Standard deviation of mean of a set of numbers, which are imprecise

Question

I have a problem which seems very simple, but for some reason I can not find out what I have to do exactly.

Let's say I have a set of derived values, where each of them has an individual error: $$X_{all}=(x_1 \pm \sigma_{x_1}, x_2 \pm \sigma_{x_2}, ..., x_n \pm \sigma_{x_n})$$ (where $\sigma_i$ stands for the standard deviation).

Now I want to have the average value of $X_{all}$ and some confidence of that value. The average is of course: $X_{avg}=\frac{1}{N}\sum x_i$

But for the standard deviation of $X_{avg}$, I dont know what I should use. There are two possibilities that seem neccesary:

1) From error-propagation: $$\sigma_{X_{avg}} = \sqrt{\frac{1}{N} \sum_i \sigma_{x_i}^2}$$

2) Normal standard-deviation when creating a mean value: $$\sigma_{X_{avg}} = \sqrt{\frac{1}{N} \sum_i (x_i-X_{avg})^2}$$

Concrete Example:

I perform a measurement to get the value $X$. In order to get a statistical significant knowlegde about $X$ and its standard deviation, I perform the measurement n times, leading to the results $x_i$.

However, I can not measure $x_i$ directly, but only $y_i=x_i+BG$, where BG is a background value. For each measurement of $y_i$, I automatically get the information about $BG$ 1000 times, which gives me $BG_{avg}$ and $\sigma_{BG}$ for each $y_i$ ($BG$ is gauss distributed). Now I have $x_i = y_i - BG_{avg}$, thus I get a $\sigma_{x_i}=\sigma_{BG}$.

Other Concrete Example:

I want to know the average of the lap-time of a racing car. I measure 100 laps. However, I know my clock has an uncertainty $\sigma_{clock}$. Moreover, for some reason I use for each lap a different clock with a different uncertainty $\sigma_{clock_i}$.

So I get 100 times $t_i$ for the time in lap $i$, with an uncertainty of $\sigma_{clock_i}$, corresponding to the uncertainty I introduce due to the clock itself.

What is my uncertainty of the average lap-time of the racing car?

Are all the $x_i$s from the same distribution. It sounds like they are not, In which case the mean would involve the $\sigma_i$, i.e. some for of weighted average. — user121049, Commented Mar 28, 2015 at 20:16
@user121049 Thanks for the reply.

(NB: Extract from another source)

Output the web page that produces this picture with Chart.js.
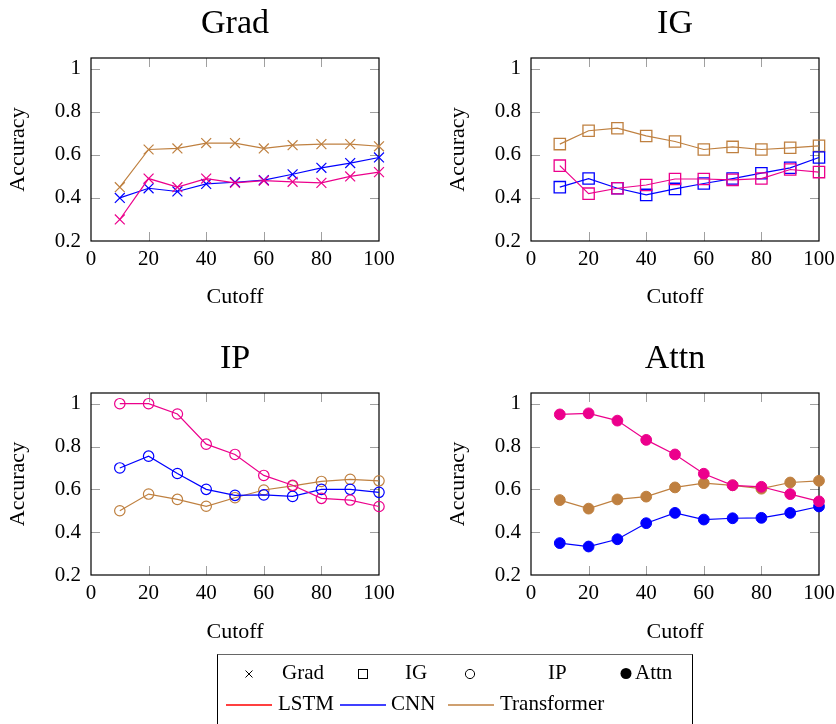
<!DOCTYPE html>
<html>
<head>
<meta charset="utf-8">
<title>Accuracy vs cutoff</title>
<script src="https://cdn.jsdelivr.net/npm/chart.js@4.4.1/dist/chart.umd.min.js"></script>
<style>
  body { margin: 0; width: 836px; height: 724px; background: #fff; position: relative; overflow: hidden;
         font-family: "Liberation Serif", serif; color: #000; }
  canvas.panel { position: absolute; }
  #legendBox { position: absolute; left: 217px; top: 654px; width: 476px; height: 100px;
               border: 1px solid #000; border-top-color: #666; box-sizing: border-box; }
  #legendMarks { position: absolute; left: 0; top: 0; }
  .lg { position: absolute; font-size: 21px; line-height: 1; white-space: nowrap; }
</style>
</head>
<body>
<canvas class="panel" id="gradChart" width="470" height="320" style="left:0;top:0"></canvas>
<canvas class="panel" id="igChart" width="470" height="320" style="left:440px;top:0"></canvas>
<canvas class="panel" id="ipChart" width="470" height="320" style="left:0;top:335px"></canvas>
<canvas class="panel" id="attnChart" width="470" height="320" style="left:440px;top:335px"></canvas>

<div id="legendBox"></div>
<svg id="legendMarks" width="836" height="724">
  <!-- marker row -->
  <path d="M245.5 670.5 L252.5 677.5 M252.5 670.5 L245.5 677.5" stroke="#000" stroke-width="1"/>
  <rect x="358.5" y="669.5" width="9" height="9" fill="none" stroke="#000" stroke-width="1"/>
  <circle cx="470" cy="674" r="4.6" fill="none" stroke="#000" stroke-width="1"/>
  <circle cx="626" cy="673.5" r="5.5" fill="#000"/>
  <!-- model row -->
  <line x1="226" y1="705" x2="272" y2="705" stroke="#ff0000" stroke-width="1.6"/>
  <line x1="340" y1="705" x2="386" y2="705" stroke="#0000ff" stroke-width="1.6"/>
  <line x1="448" y1="705" x2="494" y2="705" stroke="#bf8040" stroke-width="1.6"/>
</svg>
<span class="lg" style="left:282px;top:662px">Grad</span>
<span class="lg" style="left:405px;top:662px">IG</span>
<span class="lg" style="left:548px;top:662px">IP</span>
<span class="lg" style="left:635px;top:662px">Attn</span>
<span class="lg" style="left:278px;top:693px">LSTM</span>
<span class="lg" style="left:391px;top:693px">CNN</span>
<span class="lg" style="left:500px;top:693px">Transformer</span>

<script>
// cutoff values on the x axis
const cutoffs = [10, 20, 30, 40, 50, 60, 70, 80, 90, 100];
const xTicks = [0, 20, 40, 60, 80, 100];
const yTicks = [0.2, 0.4, 0.6, 0.8, 1];

// accuracy per explanation method and model
const gradLSTM        = [0.30, 0.49, 0.45, 0.49, 0.47, 0.48, 0.475, 0.47, 0.50, 0.52];
const gradCNN         = [0.40, 0.445, 0.43, 0.465, 0.473, 0.483, 0.51, 0.54, 0.562, 0.588];
const gradTransformer = [0.45, 0.625, 0.63, 0.655, 0.655, 0.63, 0.645, 0.65, 0.65, 0.64];

const igLSTM        = [0.55, 0.42, 0.445, 0.46, 0.488, 0.488, 0.484, 0.49, 0.532, 0.52];
const igCNN         = [0.45, 0.49, 0.445, 0.414, 0.442, 0.467, 0.49, 0.515, 0.54, 0.588];
const igTransformer = [0.65, 0.712, 0.724, 0.688, 0.662, 0.625, 0.637, 0.625, 0.633, 0.642];

const ipLSTM        = [1.0, 1.0, 0.952, 0.811, 0.763, 0.665, 0.619, 0.558, 0.55, 0.52];
const ipCNN         = [0.70, 0.755, 0.674, 0.60, 0.572, 0.574, 0.567, 0.60, 0.60, 0.586];
const ipTransformer = [0.50, 0.578, 0.553, 0.521, 0.561, 0.597, 0.616, 0.637, 0.647, 0.64];

const attnLSTM        = [0.95, 0.955, 0.921, 0.831, 0.763, 0.673, 0.619, 0.612, 0.578, 0.544];
const attnCNN         = [0.349, 0.333, 0.367, 0.442, 0.49, 0.459, 0.465, 0.467, 0.49, 0.52];
const attnTransformer = [0.55, 0.51, 0.553, 0.566, 0.609, 0.629, 0.619, 0.603, 0.632, 0.64];

const colors = { lstm: '#ec008c', cnn: '#0000ff', transformer: '#bf8040' };
const serif = '"Liberation Serif", serif';

// box around the plot area with short grey ticks pointing inwards
const framePlugin = {
  id: 'frame',
  beforeDatasetsDraw(chart) {
    const { ctx, chartArea: a, scales: { x, y } } = chart;
    const len = 9;
    ctx.save();
    ctx.strokeStyle = '#a0a0a0';
    ctx.lineWidth = 1;
    ctx.beginPath();
    xTicks.slice(1, -1).forEach(v => {
      const px = Math.round(x.getPixelForValue(v)) + 0.5;
      ctx.moveTo(px, a.top); ctx.lineTo(px, a.top + len);
      ctx.moveTo(px, a.bottom); ctx.lineTo(px, a.bottom - len);
    });
    yTicks.slice(1).forEach(v => {
      const py = Math.round(y.getPixelForValue(v)) + 0.5;
      ctx.moveTo(a.left, py); ctx.lineTo(a.left + len, py);
      ctx.moveTo(a.right, py); ctx.lineTo(a.right - len, py);
    });
    ctx.stroke();
    ctx.strokeStyle = '#000';
    ctx.lineWidth = 1.2;
    ctx.strokeRect(a.left, a.top, a.right - a.left, a.bottom - a.top);
    ctx.restore();
  }
};

function series(label, values, color, marker) {
  return {
    label: label,
    data: cutoffs.map((c, i) => ({ x: c, y: values[i] })),
    borderColor: color,
    borderWidth: 1.2,
    pointStyle: marker.style,
    pointRadius: marker.radius,
    pointBorderColor: color,
    pointBorderWidth: marker.width,
    pointBackgroundColor: marker.filled ? color : 'rgba(0,0,0,0)',
    tension: 0,
    clip: false
  };
}

function makePanel(id, title, marker, lstm, cnn, transformer, xHeight) {
  new Chart(document.getElementById(id), {
    type: 'line',
    data: {
      datasets: [
        series('LSTM', lstm, colors.lstm, marker),
        series('CNN', cnn, colors.cnn, marker),
        series('Transformer', transformer, colors.transformer, marker)
      ]
    },
    plugins: [framePlugin],
    options: {
      responsive: false,
      animation: false,
      events: [],
      layout: { padding: { left: 0, right: 91, top: 0, bottom: 0 } },
      plugins: {
        legend: { display: false },
        tooltip: { enabled: false },
        title: {
          display: true,
          fullSize: false,
          text: title,
          color: '#000',
          font: { family: serif, size: 34, weight: 'normal', lineHeight: 1.2 },
          padding: { top: 4, bottom: 13.2 }
        }
      },
      scales: {
        x: {
          type: 'linear',
          min: 0,
          max: 100,
          afterBuildTicks: s => { s.ticks = xTicks.map(v => ({ value: v })); },
          afterFit: s => { s.height = xHeight; },
          grid: { display: false, drawTicks: false },
          border: { display: false },
          ticks: { color: '#000', padding: 6, font: { family: serif, size: 21 }, callback: v => String(v) },
          title: { display: true, text: 'Cutoff', color: '#000',
                   font: { family: serif, size: 22, lineHeight: 1.2 }, padding: { top: 0, bottom: 10 } }
        },
        y: {
          type: 'linear',
          min: 0.2,
          max: 1.05,
          afterBuildTicks: s => { s.ticks = yTicks.map(v => ({ value: v })); },
          afterFit: s => { s.width = 91; },
          grid: { display: false, drawTicks: false },
          border: { display: false },
          ticks: { color: '#000', padding: 10, font: { family: serif, size: 21 }, callback: v => String(v) },
          title: { display: true, text: 'Accuracy', color: '#000',
                   font: { family: serif, size: 22, lineHeight: 1.2 }, padding: { top: 5, bottom: 0 } }
        }
      }
    }
  });
}

const cross  = { style: 'crossRot', radius: 7, width: 1.2, filled: false };
const square = { style: 'rect', radius: 8, width: 1.3, filled: false };
const ring   = { style: 'circle', radius: 5.2, width: 1.2, filled: false };
const dot    = { style: 'circle', radius: 5.4, width: 1, filled: true };

makePanel('gradChart', 'Grad', cross, gradLSTM, gradCNN, gradTransformer, 79);
makePanel('igChart', 'IG', square, igLSTM, igCNN, igTransformer, 79);
makePanel('ipChart', 'IP', ring, ipLSTM, ipCNN, ipTransformer, 80);
makePanel('attnChart', 'Attn', dot, attnLSTM, attnCNN, attnTransformer, 80);
</script>
</body>
</html>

I added a concrete example as I don't fully understand your question. As you see in the example, $x_i$ are the same things, just n different independent measurement results. — Mario Krenn, Commented Mar 29, 2015 at 10:57
So you have n*1000 measurements. What's the rational for dividing the measurements up into n groups? Could you have done this different or is this forced upon you? — user121049, Commented Mar 30, 2015 at 8:27
@user121049 each $x_i$ I only measure n times, but the background is measured simultaniously - for each $x_i$ measurement, 1000 times. That was a technical "limitation" or "feature", however you want to call it. So, in fact, i only have n measurements of $x_i$. — Mario Krenn, Commented Mar 30, 2015 at 12:12

Glen O · Accepted Answer · 2015-04-01 02:09:51Z

5

+25

You have defined two distinct standard deviations, describing different things.

The first one describes the standard deviation of the average itself - that is, a measure of how accurately we know the average, ignoring the spread of the set of measurements.

The second one describes the standard deviation of the set of measurements, ignoring the confidence of each measurement.

I assume that what you seek is the standard deviation of the set of all possible sets of measurements, where each measurement has a distribution described by the individual mean and standard deviation. That's a slightly more complicated problem.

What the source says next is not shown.